SROs embrace a variety of governance structures. In many instances, industries elect their own leadership to an SRO board to sit alongside other board-appointed members. Although many SROs operate under some oversight from the Securities and Exchange Commission or Commodities Futures Commission, no public official accountable to the President selects their leadership. In some instances, for-profit SROs take shareholder votes to elect leadership while simultaneously operating as a regulator and a market participant. For example, Nasdaq, Inc., a for-profit corporate SRO, prominently warns investors that the business model contains a significant risk factor because Nasdaq owes “self-regulatory obligations and also operate[s] for-profit businesses.”13 It explains that “these two roles may create conflicts of interest” and that it has “obligations to regulate and . . . ensure compliance with applicable law and the rules of our markets.”14

Putting to the side whether the Supreme Court would be right or wrong to meddle with the critically important SRO model, the risk continues to grow.

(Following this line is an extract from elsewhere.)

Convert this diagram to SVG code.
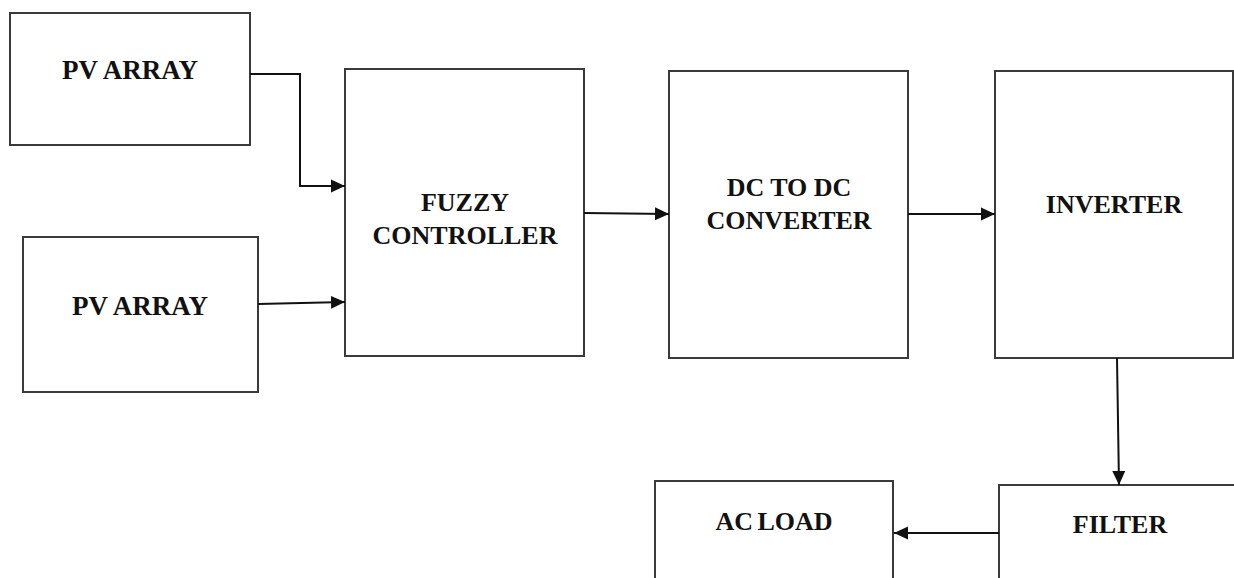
<svg xmlns="http://www.w3.org/2000/svg" width="1234" height="578" viewBox="0 0 1234 578">
<style>
.box{fill:#fff;stroke:#3a3a3a;stroke-width:2}
.lbl{font-family:"Liberation Serif","Times New Roman",serif;font-weight:bold;font-size:26px;fill:#111;text-anchor:middle}
.big{font-size:27px}
.con{fill:none;stroke:#111;stroke-width:2}
</style>
<defs>
<marker id="arr" markerUnits="userSpaceOnUse" markerWidth="14" markerHeight="14" viewBox="0 0 14 14" refX="14" refY="7" orient="auto">
<path d="M0,0.5 L14,7 L0,13.5 Z" fill="#111"/>
</marker>
</defs>
<rect width="1234" height="578" fill="#fff"/>
<g id="pv1"><rect class="box" x="10" y="13" width="240" height="132"/><text class="lbl big" x="130" y="79">PV ARRAY</text></g>
<g id="pv2"><rect class="box" x="23" y="237" width="235" height="155"/><text class="lbl big" x="140" y="315">PV ARRAY</text></g>
<g id="fuzzy"><rect class="box" x="345" y="69" width="239" height="287"/><text class="lbl" x="465" y="211">FUZZY</text><text class="lbl" x="465" y="244">CONTROLLER</text></g>
<g id="dcdc"><rect class="box" x="669" y="71" width="239" height="287"/><text class="lbl" x="789" y="196">DC TO DC</text><text class="lbl" x="789" y="229">CONVERTER</text></g>
<g id="inverter"><rect class="box" x="995" y="71" width="238" height="287"/><text class="lbl" x="1114" y="213">INVERTER</text></g>
<g id="filter"><rect class="box" x="999" y="485" width="245" height="110"/><text class="lbl" x="1120" y="533">FILTER</text></g>
<g id="acload"><rect class="box" x="655" y="481" width="238" height="110"/><text class="lbl" x="774" y="530" word-spacing="-2">AC LOAD</text></g>
<g id="connectors">
<polyline class="con" points="250,74 300,74 300,186 345,186" marker-end="url(#arr)"/>
<line class="con" x1="258" y1="304" x2="345" y2="302" marker-end="url(#arr)"/>
<line class="con" x1="584" y1="213" x2="669" y2="214" marker-end="url(#arr)"/>
<line class="con" x1="908" y1="214" x2="995" y2="214" marker-end="url(#arr)"/>
<line class="con" x1="1117" y1="358" x2="1119" y2="485" marker-end="url(#arr)"/>
<line class="con" x1="999" y1="533" x2="894" y2="533" marker-end="url(#arr)"/>
</g>
</svg>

The post-Trump era Supreme Court now pursues its own objectives, and the possibility that the Supreme Court may disrupt some significant SRO in the future must be carefully considered. In Supreme Risk, I highlight four different doctrines posing escalating threats to the SRO model: (i) nondelegation; (ii) separation of powers; (iii) appointments clause; and (iv) state action. Any of these doctrines could cause significant problems for SROs.

This is not to say that the Supreme Court will deliberately try to trigger a financial crisis. It may cause one by failing to appreciate market reactions or the consequences of invalidating some significant SRO rule. The possibility of some significant financial market problems may not be a valid concern for a Supreme Court fixated on fidelity to its view of the constitution. Indeed, Justice Gorsuch recently indicated that he disagreed with a majority decision not to award relief simply because “affording a more traditional remedy here could mean unwinding or disgorging hundreds of millions of dollars that have already changed hands.”15

Ultimately, policymakers must plan for how to maintain orderly markets if the SRO system were to suffer a major interruption. I suggest approaching Congress now to seek explicit emergency authority for federal regulators to take over SRO operations should the Supreme Court declare the model unconstitutional. Having a contingency plan and authority in place could greatly limit potential damage.

  • 1Steven L. Schwarcz, Systemic Risk, 97 GEO. L.J. 193, 204 (2008).
  • 2Edwards Benjamin, Supreme Risk, Flo. L. Rev. (forthcoming Aug. 2021).
  • 3Nat'l Fed'n of Indep. Bus. v. Dep't of Lab., Occupational Safety & Health Admin., 142 S. Ct. 661 (2022).
  • 4Id. at 666.
  • 5Id. at 668-69.
  • 6West Virginia v. EPA, Nos. 20-1530, 20-1531, 20-1778, 20-1780, 2022 U.S. LEXIS 3268, at *35 (June 30, 2022) (internal quotation and citation omitted)
  • 7Id. at *38.
  • 8Id. at *35.
  • 9Id.
  • 10J.W. Hampton, Jr., & Co. v. United States, 276 U.S. 394, 409 (1928).
  • 11Standard Investment Chartered, Inc. v. National Association of Securities Dealers, 637 F.3d 112, 114 (2d Cir. 2011).
  • 12United States v. Solomon, 509 F.2d 863, 869 (2d Cir. 1975).
  • 13Nasdaq, Inc., Annual Report 25 (Form 10-K) (Feb. 23, 2021).
  • 14Id.
  • 15Collins v. Yellen, 141 S. Ct. 1761, 1799 (2021) (Gorsuch, J., concurring in part).